ANA GOVEDARICA, FIC VICE PRESIDENT AND SPOKESPERSON AND ROCHE GENERAL MANAGER
We’re Stronger Together
Foreign investments are an important lever of economic development that gain even greater importance under the conditions of the challenges to foreign policy and health that we face today. Export-oriented partnerships between foreign and local companies contribute to the growth and stability of the economy.
Over the last ten years, foreign investors – together with domestic ones – have contributed significantly to the unemployment rate falling from 19.3% in 2012 to 9.5% in 2022. FIC member companies alone have invested approximately 36 billion euros and currently employ more than 100,000 Serbian citizens directly. “Alongside these direct effects, foreign investors have provided an immeasurable contribution to the development of SMEs in Serbia, which represent the mainstay of every economy’s development. Many of our entrepreneurs have become important links in the value chains of major global companies, and not only as suppliers of raw materials, but rather also as suppliers of semifinished products and services. Many export-oriented partnerships have been created that have resulted in positive effect on Serbia’s overall foreign trade balance,” says Ana Govedarica, FIC vice president and spokesperson and Roche general manager. “It shouldn’t be forgotten that it was actually partnerships with large corporations that enabled a better credit rating for the domestic SME sector, but also more favourable loan conditions from commercial banks that monitor their operations,” notes our interlocutor. “In parallel with monetary investments, members of the Foreign Investors Council have brought to Serbia, but also permanently advance, something with positive effects that are measured over the long term: the transfer of knowledge and new technological solutions, but also a new corporate culture that’s gaining ever more significance. We are witnessing the new millennial generation taking on a key role in the labour market, and the way they experience companies and careers differs markedly from their predecessors.”
In your opinion, what’s the FIC’s greatest achievement in this regard?
It could be said that almost all activities of the Foreign Investors Council are directed towards a single goal, and that’s the creation of predictability in doing business and improving the business climate for all market players, regardless of their size and country of origin. We are aware that this is about a continuous process in which the Government of the Republic of Serbia is our key partner, with which the Foreign Investors Council has institutional cooperation through the Working Group for the Implementation of White Book Recommendations. When it comes to EU integration, the FIC provides strong support to all government bodies working towards strengthening the preparedness of all local companies to compete on the EU market.
How did you manage to maintain dialogue within the FIC membership and with stakeholders and the business community in general during the time when we were all confined to our homes?
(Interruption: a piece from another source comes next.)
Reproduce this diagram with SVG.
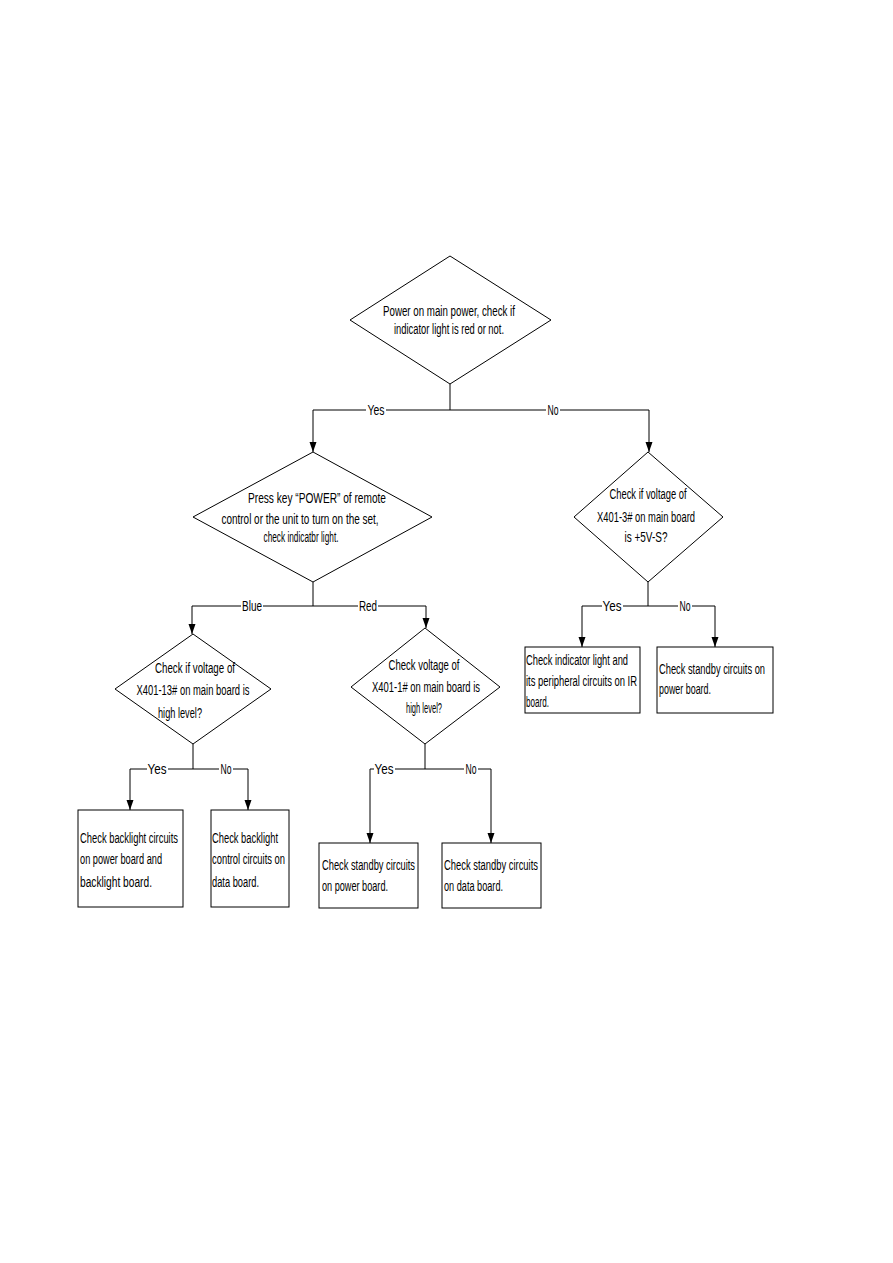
<svg xmlns="http://www.w3.org/2000/svg" width="893" height="1263" viewBox="0 0 893 1263">
<style>
.s{fill:none;stroke:#000;stroke-width:1}
.n{fill:#fff;stroke:#000;stroke-width:1}
text{font-family:"Liberation Sans",Arial,sans-serif;font-size:14px;fill:#000}
.c{text-anchor:middle}
.bg{fill:#fff;stroke:none}
</style>
<defs>
<marker id="ah" markerUnits="userSpaceOnUse" markerWidth="10" markerHeight="8" refX="10" refY="3.5" orient="auto">
<path d="M0,0 L10,3.5 L0,7 z" fill="#000"/>
</marker>
</defs>
<rect width="893" height="1263" fill="#fff"/>
<g id="connectors">
<path class="s" d="M450,384 V410 M313,410 H649"/>
<path class="s" marker-end="url(#ah)" d="M313,410 V452"/>
<path class="s" marker-end="url(#ah)" d="M649,410 V452"/>
<path class="s" d="M313,582 V606 M192,606 H426"/>
<path class="s" marker-end="url(#ah)" d="M192,606 V634"/>
<path class="s" marker-end="url(#ah)" d="M426,606 V628"/>
<path class="s" d="M648,582 V606 M582,606 H715"/>
<path class="s" marker-end="url(#ah)" d="M582,606 V647"/>
<path class="s" marker-end="url(#ah)" d="M715,606 V647"/>
<path class="s" d="M193,744 V769 M130,769 H248"/>
<path class="s" marker-end="url(#ah)" d="M130,769 V810"/>
<path class="s" marker-end="url(#ah)" d="M248,769 V810"/>
<path class="s" d="M425,744 V769 M370,769 H491"/>
<path class="s" marker-end="url(#ah)" d="M370,769 V843"/>
<path class="s" marker-end="url(#ah)" d="M491,769 V843"/>
<rect class="bg" x="366" y="403" width="20" height="14"/><text transform="matrix(0.68 0 0 1 376 415)" class="c" textLength="25" lengthAdjust="spacingAndGlyphs">Yes</text>
<rect class="bg" x="546" y="403" width="14" height="14"/><text transform="matrix(0.68 0 0 1 553 415)" class="c" textLength="16.2" lengthAdjust="spacingAndGlyphs">No</text>
<rect class="bg" x="241" y="599" width="22" height="14"/><text transform="matrix(0.68 0 0 1 252 611)" class="c" textLength="29.4" lengthAdjust="spacingAndGlyphs">Blue</text>
<rect class="bg" x="358" y="599" width="20" height="14"/><text transform="matrix(0.68 0 0 1 368 611)" class="c" textLength="26.5" lengthAdjust="spacingAndGlyphs">Red</text>
<rect class="bg" x="602" y="599" width="21" height="14"/><text transform="matrix(0.68 0 0 1 612 611)" class="c" textLength="27.9" lengthAdjust="spacingAndGlyphs">Yes</text>
<rect class="bg" x="678" y="599" width="14" height="14"/><text transform="matrix(0.68 0 0 1 685 611)" class="c" textLength="16.2" lengthAdjust="spacingAndGlyphs">No</text>
<rect class="bg" x="147" y="762" width="21" height="14"/><text transform="matrix(0.68 0 0 1 157 774)" class="c" textLength="27.9" lengthAdjust="spacingAndGlyphs">Yes</text>
<rect class="bg" x="219" y="762" width="14" height="14"/><text transform="matrix(0.68 0 0 1 226 774)" class="c" textLength="16.2" lengthAdjust="spacingAndGlyphs">No</text>
<rect class="bg" x="374" y="762" width="21" height="14"/><text transform="matrix(0.68 0 0 1 384 774)" class="c" textLength="27.9" lengthAdjust="spacingAndGlyphs">Yes</text>
<rect class="bg" x="464" y="762" width="14" height="14"/><text transform="matrix(0.68 0 0 1 471 774)" class="c" textLength="16.2" lengthAdjust="spacingAndGlyphs">No</text>
</g>
<g id="d1">
<polygon class="n" points="450,256 551,320 450,384 350,320"/>
<text transform="matrix(0.68 0 0 1 449 316)" class="c" textLength="194.1" lengthAdjust="spacingAndGlyphs">Power on main power, check if</text>
<text transform="matrix(0.68 0 0 1 449 334)" class="c" textLength="161.8" lengthAdjust="spacingAndGlyphs">indicator light is red or not.</text>
</g>
<g id="d2">
<polygon class="n" points="313,452 432,517 313,582 193,517"/>
<text transform="matrix(0.68 0 0 1 317 503)" class="c" textLength="202.9" lengthAdjust="spacingAndGlyphs">Press key “POWER” of remote</text>
<text transform="matrix(0.68 0 0 1 300 524)" class="c" textLength="230.9" lengthAdjust="spacingAndGlyphs">control or the unit to turn on the set,</text>
<text transform="matrix(0.68 0 0 1 301 542)" class="c" textLength="110.3" lengthAdjust="spacingAndGlyphs">check indicatbr light.</text>
</g>
<g id="d3">
<polygon class="n" points="648,452 723,517 648,582 574,517"/>
<text transform="matrix(0.68 0 0 1 648 499)" class="c" textLength="113.2" lengthAdjust="spacingAndGlyphs">Check if voltage of</text>
<text transform="matrix(0.68 0 0 1 646 522)" class="c" textLength="144.1" lengthAdjust="spacingAndGlyphs">X401-3# on main board</text>
<text transform="matrix(0.68 0 0 1 646 542)" class="c" textLength="63.2" lengthAdjust="spacingAndGlyphs">is +5V-S?</text>
</g>
<g id="d4">
<polygon class="n" points="193,634 271,689 193,744 115,689"/>
<text transform="matrix(0.68 0 0 1 195 673)" class="c" textLength="117.6" lengthAdjust="spacingAndGlyphs">Check if voltage of</text>
<text transform="matrix(0.68 0 0 1 193 695)" class="c" textLength="166.2" lengthAdjust="spacingAndGlyphs">X401-13# on main board is</text>
<text transform="matrix(0.68 0 0 1 180 718)" class="c" textLength="64.7" lengthAdjust="spacingAndGlyphs">high level?</text>
</g>
<g id="d5">
<polygon class="n" points="425,628 500,687 425,744 351,687"/>
<text transform="matrix(0.68 0 0 1 424 670)" class="c" textLength="104.4" lengthAdjust="spacingAndGlyphs">Check voltage of</text>
<text transform="matrix(0.68 0 0 1 426 692)" class="c" textLength="158.8" lengthAdjust="spacingAndGlyphs">X401-1# on main board is</text>
<text transform="matrix(0.68 0 0 1 424 713)" class="c" textLength="52.9" lengthAdjust="spacingAndGlyphs">high level?</text>
</g>
<g id="b1">
<rect class="n" x="525" y="647" width="115" height="66"/>
<text transform="matrix(0.68 0 0 1 526 665)" textLength="150" lengthAdjust="spacingAndGlyphs">Check indicator light and</text>
<text transform="matrix(0.68 0 0 1 526 686)" textLength="163.2" lengthAdjust="spacingAndGlyphs">its peripheral circuits on IR</text>
<text transform="matrix(0.68 0 0 1 526 707)" textLength="33.8" lengthAdjust="spacingAndGlyphs">board.</text>
</g>
<g id="b2">
<rect class="n" x="657" y="647" width="116" height="66"/>
<text transform="matrix(0.68 0 0 1 659 674)" textLength="155.9" lengthAdjust="spacingAndGlyphs">Check standby circuits on</text>
<text transform="matrix(0.68 0 0 1 659 694)" textLength="76.5" lengthAdjust="spacingAndGlyphs">power board.</text>
</g>
<g id="b3">
<rect class="n" x="78" y="810" width="105" height="97"/>
<text transform="matrix(0.68 0 0 1 80 843)" textLength="144.1" lengthAdjust="spacingAndGlyphs">Check backlight circuits</text>
<text transform="matrix(0.68 0 0 1 80 864)" textLength="120.6" lengthAdjust="spacingAndGlyphs">on power board and</text>
<text transform="matrix(0.68 0 0 1 80 887)" textLength="105.9" lengthAdjust="spacingAndGlyphs">backlight board.</text>
</g>
<g id="b4">
<rect class="n" x="211" y="810" width="78" height="97"/>
<text transform="matrix(0.68 0 0 1 212 843)" textLength="97.1" lengthAdjust="spacingAndGlyphs">Check backlight</text>
<text transform="matrix(0.68 0 0 1 212 864)" textLength="107.4" lengthAdjust="spacingAndGlyphs">control circuits on</text>
<text transform="matrix(0.68 0 0 1 212 887)" textLength="69.1" lengthAdjust="spacingAndGlyphs">data board.</text>
</g>
<g id="b5">
<rect class="n" x="319" y="843" width="99" height="65"/>
<text transform="matrix(0.68 0 0 1 322 870)" textLength="136.8" lengthAdjust="spacingAndGlyphs">Check standby circuits</text>
<text transform="matrix(0.68 0 0 1 322 891)" textLength="97.1" lengthAdjust="spacingAndGlyphs">on power board.</text>
</g>
<g id="b6">
<rect class="n" x="442" y="843" width="99" height="65"/>
<text transform="matrix(0.68 0 0 1 444 870)" textLength="138.2" lengthAdjust="spacingAndGlyphs">Check standby circuits</text>
<text transform="matrix(0.68 0 0 1 444 891)" textLength="86.8" lengthAdjust="spacingAndGlyphs">on data board.</text>
</g>
</svg>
There are many examples of the participation of all sector-specific FIC committees in the shaping of regulations and measures of the Government of the Republic of Serbia, and in a completely neutral way. An important factor of cohesion within the FIC, i.e., among its
member companies, is the fact that the Council organises a large number of formal and informal internal activities with which constant communication, both sectoral and intersectoral, is enabled. This then led to member companies continuing essential dialogue, even during the situation that saw us all confined to our homes – via all the digital platforms that were available – and sharing their experience of running various types of operations under the new circumstances. The crisis situation actually brought our member companies even closer together.
Thanks to the FIC Pharma Committee recommendations contained in the last two White Books, a major stride forward was taken with regard to the systemic financing of innovative medicines and the availability of the latest therapies for our patients
The pharmaceutical industry represents one of the FIC’s eight priority areas. What kind of progress has been achieved in that area and what are your expectations for the next year?
As someone who comes from the pharmaceutical sector, you won’t begrudge my weakness in singling out the excellent results achieved by the FIC in my own industry. Specifically, the last two editions of the White Book prioritised the need to systemically finance innovative medicines, i.e., central budget subsidies for the budget of the National Health Insurance Fund (RFZO) intended for that very purpose. And I can say that we met with full understanding among all actors – the RFZO, the Ministry of Health and the Ministry of Finance. A budget of around six billion dinars was set aside and allocated to finance 26 new medicines/indications from several therapeutic areas (diabetes, oncology, cardiology, haematology, multiple sclerosis, hepatitis C, psoriasis and haemophilia). The entire process of negotiating and contracting the terms and conditions of financing new medicines was conducted in accordance with criteria established by the Central Commission for Medicines, alongside intensive activities among representatives of the RFZO and pharmaceutical companies, and everything culminated with the concluding of multiple models of special contracts with which the best European practice was adopted. A major stride forward was thereby taken with regard to the availability of the latest therapies for our patients, while at the same time a new goal was set for the FIC Pharma Committee, and the FIC as a whole, and that is to secure the repeating of the described process every year, which then leads us to a position that’s long since been desired: that we can justifiably say that patients in Serbia are treated in terms of medical therapy in the same way as patients in countries that are more economically developed than ours.